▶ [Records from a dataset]
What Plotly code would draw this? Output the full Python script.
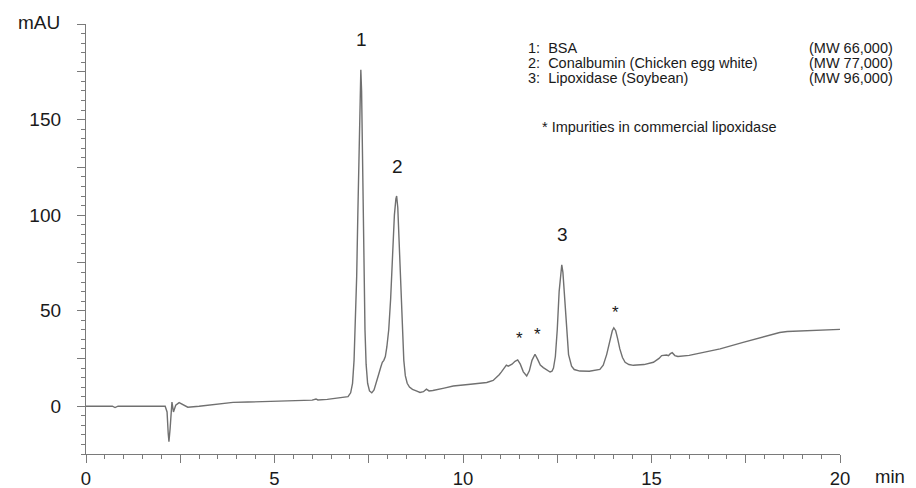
import plotly.graph_objects as go

# ---- data ----
time_min = [0.0, 0.7, 0.77, 0.85, 2.1, 2.15, 2.18, 2.2, 2.23, 2.26, 2.28, 2.32, 2.38, 2.47, 2.6, 2.7,
            3.0, 3.4, 3.9, 4.3, 4.8, 5.2, 5.6, 6.0, 6.1, 6.15, 6.4, 6.8, 6.95,
            7.02, 7.07, 7.11, 7.15, 7.18, 7.21, 7.24, 7.27, 7.29, 7.31, 7.33, 7.35, 7.37, 7.40, 7.43, 7.47,
            7.52, 7.58, 7.64, 7.70, 7.76, 7.82, 7.86, 7.90, 7.94, 7.98,
            8.03, 8.08, 8.13, 8.18, 8.22, 8.24, 8.27, 8.31, 8.35, 8.39, 8.43, 8.47, 8.52, 8.58, 8.66, 8.76,
            8.86, 8.95, 9.03, 9.1, 9.2, 9.5, 9.74, 10.2, 10.63, 10.8, 10.89, 10.96, 11.02, 11.1, 11.15,
            11.2, 11.25, 11.3, 11.38, 11.45, 11.52, 11.6, 11.69, 11.76, 11.83, 11.91, 11.98, 12.05, 12.13,
            12.22, 12.31, 12.36, 12.4, 12.45, 12.5, 12.55, 12.59, 12.62, 12.65, 12.7, 12.75, 12.8, 12.88,
            12.95, 13.1, 13.35, 13.63, 13.72, 13.81, 13.9, 13.96, 14.0, 14.05, 14.1, 14.16, 14.23, 14.3,
            14.4, 14.52, 14.8, 15.05, 15.2, 15.27, 15.4, 15.45, 15.5, 15.55, 15.62, 15.7, 16.0, 16.37,
            16.82, 17.43, 18.0, 18.4, 18.6, 19.0, 19.5, 20.0]
absorbance_mau = [0.0, 0.0, -0.7, 0.0, 0.0, -3.0, -14.0, -18.6, -12.0, 0.0, 2.2, -3.0, 0.5, 1.9, 0.3, -0.5,
                  0.0, 1.0, 2.0, 2.2, 2.4, 2.6, 2.8, 3.2, 3.8, 3.3, 3.6, 4.4, 5.0,
                  7.0, 12.0, 24.0, 45.0, 68.0, 100.0, 135.0, 165.0, 176.0, 165.0, 135.0, 100.0, 70.0, 40.0, 22.0, 12.0,
                  8.0, 7.0, 8.5, 12.0, 16.5, 20.5, 23.0, 24.0, 26.0, 31.0,
                  40.0, 56.0, 80.0, 100.0, 108.5, 110.0, 104.0, 84.0, 60.0, 38.0, 24.0, 16.0, 12.0, 10.0, 8.8, 8.0,
                  7.2, 7.6, 8.9, 8.0, 8.2, 9.5, 10.6, 11.5, 12.4, 13.5, 15.0, 16.5, 18.0, 20.0, 21.5,
                  21.0, 21.5, 22.0, 23.5, 24.2, 22.0, 18.0, 15.8, 18.5, 24.0, 27.2, 24.5, 21.5, 20.2,
                  19.0, 17.9, 18.3, 20.0, 26.0, 40.0, 60.0, 71.0, 74.0, 70.0, 54.0, 37.0, 27.0, 21.0,
                  19.2, 18.4, 18.3, 19.3, 21.5, 27.0, 35.0, 39.5, 41.0, 39.5, 35.5, 30.0, 25.5, 23.0,
                  21.8, 21.4, 21.8, 23.0, 25.0, 26.5, 26.8, 26.4, 27.5, 28.0, 26.5, 26.0, 26.6, 28.0,
                  30.0, 33.4, 36.5, 38.6, 39.1, 39.4, 39.8, 40.2]
assert len(time_min) == len(absorbance_mau)

peak_labels = ["1", "2", "3"]
peak_times = [7.29, 8.24, 12.62]
peak_heights = [176, 110, 74]

impurity_times = [11.45, 11.91, 14.0]
impurity_heights = [24.2, 27.2, 41.0]

legend_names = ["1:  BSA", "2:  Conalbumin (Chicken egg white)", "3:  Lipoxidase (Soybean)"]
legend_mw = ["(MW 66,000)", "(MW 77,000)", "(MW 96,000)"]
footnote = "* Impurities in commercial lipoxidase"

x_tickvals = [0, 2.5, 5, 7.5, 10, 12.5, 15, 17.5, 20]
x_ticktext = ["0", "", "5", "", "10", "", "15", "", "20"]
y_tickvals = [0, 25, 50, 75, 100, 125, 150, 175, 200]
y_ticktext = ["0", "", "50", "", "100", "", "150", "", ""]

FONT = "Liberation Sans, Arial, Helvetica, sans-serif"
AXIS_COLOR = "#7a7a7a"
TEXT_COLOR = "#1a1a1a"

fig = go.Figure()
fig.add_trace(go.Scatter(x=time_min, y=absorbance_mau, mode="lines",
                         line=dict(color="#707070", width=1.4), showlegend=False,
                         hoverinfo="x+y"))

axis_common = dict(showline=True, linecolor=AXIS_COLOR, linewidth=1.3, ticks="outside",
                   tickcolor=AXIS_COLOR, tickwidth=1.2, ticklen=8, showgrid=False, zeroline=False,
                   tickmode="array", automargin=False)

fig.update_xaxes(range=[0, 20], tickvals=x_tickvals, ticktext=x_ticktext,
                 tickfont=dict(family=FONT, size=18.5, color=TEXT_COLOR),
                 minor=dict(ticks="outside", dtick=0.5, tick0=0, ticklen=4, tickcolor=AXIS_COLOR, tickwidth=1.1),
                 ticklabelstandoff=0, **axis_common)
fig.update_yaxes(range=[-25, 200], tickvals=y_tickvals, ticktext=y_ticktext,
                 tickfont=dict(family=FONT, size=19, color=TEXT_COLOR),
                 minor=dict(ticks="outside", dtick=5, tick0=0, ticklen=4, tickcolor=AXIS_COLOR, tickwidth=1.1),
                 ticklabelstandoff=12, **axis_common)

annotations = []
for lab, t, h in zip(peak_labels, peak_times, peak_heights):
    annotations.append(dict(x=t, y=h, text=lab, showarrow=False, yshift=30, xshift=1,
                            font=dict(family=FONT, size=19, color=TEXT_COLOR)))
for t, h, ys in zip(impurity_times, impurity_heights, [21, 20, 15]):
    annotations.append(dict(x=t, y=h, text="*", showarrow=False, yshift=ys, xshift=2,
                            font=dict(family=FONT, size=17, color=TEXT_COLOR)))

LEG_FONT = dict(family=FONT, size=14.5, color=TEXT_COLOR)
legend_y0 = (454 - 48) / 430
line_step = 15 / 430
for i, (name, mw) in enumerate(zip(legend_names, legend_mw)):
    yy = legend_y0 - i * line_step
    annotations.append(dict(xref="paper", yref="paper", x=(526 - 86) / 754, y=yy, text=name,
                            xanchor="left", yanchor="middle", showarrow=False, font=LEG_FONT))
    annotations.append(dict(xref="paper", yref="paper", x=(895 - 86) / 754, y=yy, text=mw,
                            xanchor="right", yanchor="middle", showarrow=False, font=LEG_FONT))
annotations.append(dict(xref="paper", yref="paper", x=(540 - 86) / 754, y=(454 - 127) / 430, text=footnote,
                        xanchor="left", yanchor="middle", showarrow=False, font=LEG_FONT))
annotations.append(dict(xref="paper", yref="paper", x=0, y=1, text="mAU", xanchor="right", yanchor="middle",
                        xshift=-24, yshift=2, showarrow=False,
                        font=dict(family=FONT, size=19, color=TEXT_COLOR)))
annotations.append(dict(xref="paper", yref="paper", x=1, y=0, text="min", xanchor="left", yanchor="top",
                        xshift=33, yshift=-10, showarrow=False,
                        font=dict(family=FONT, size=18.5, color=TEXT_COLOR)))

fig.update_layout(width=916, height=488, margin=dict(l=86, r=76, t=24, b=34),
                  plot_bgcolor="white", paper_bgcolor="white", annotations=annotations,
                  showlegend=False)

fig.write_html("out.html", config={"responsive": False, "displayModeBar": False},
               post_script="document.body.style.margin='0';document.body.style.padding='0';"
                           "document.documentElement.style.overflow='hidden';")
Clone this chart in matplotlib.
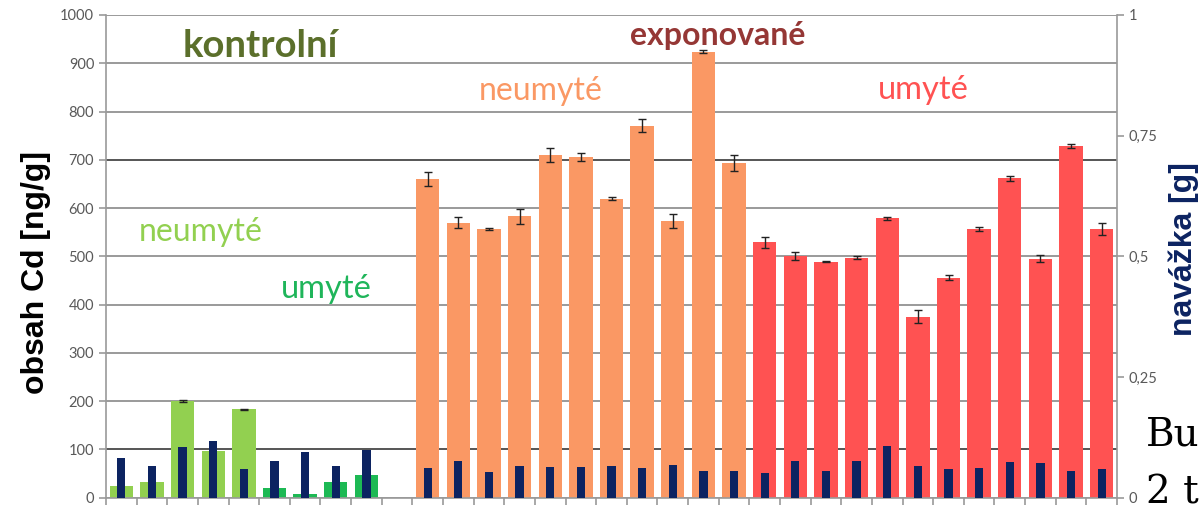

▶ [GIVEN TASK]
Nothing but the lines from the start of the records above through the line with "import plotly.graph_objects as go" should be retyped, each exactly as written; leave out all pictures.

▶ [SOLUTION]
What Plotly code would draw this? Output the full Python script.
import plotly.graph_objects as go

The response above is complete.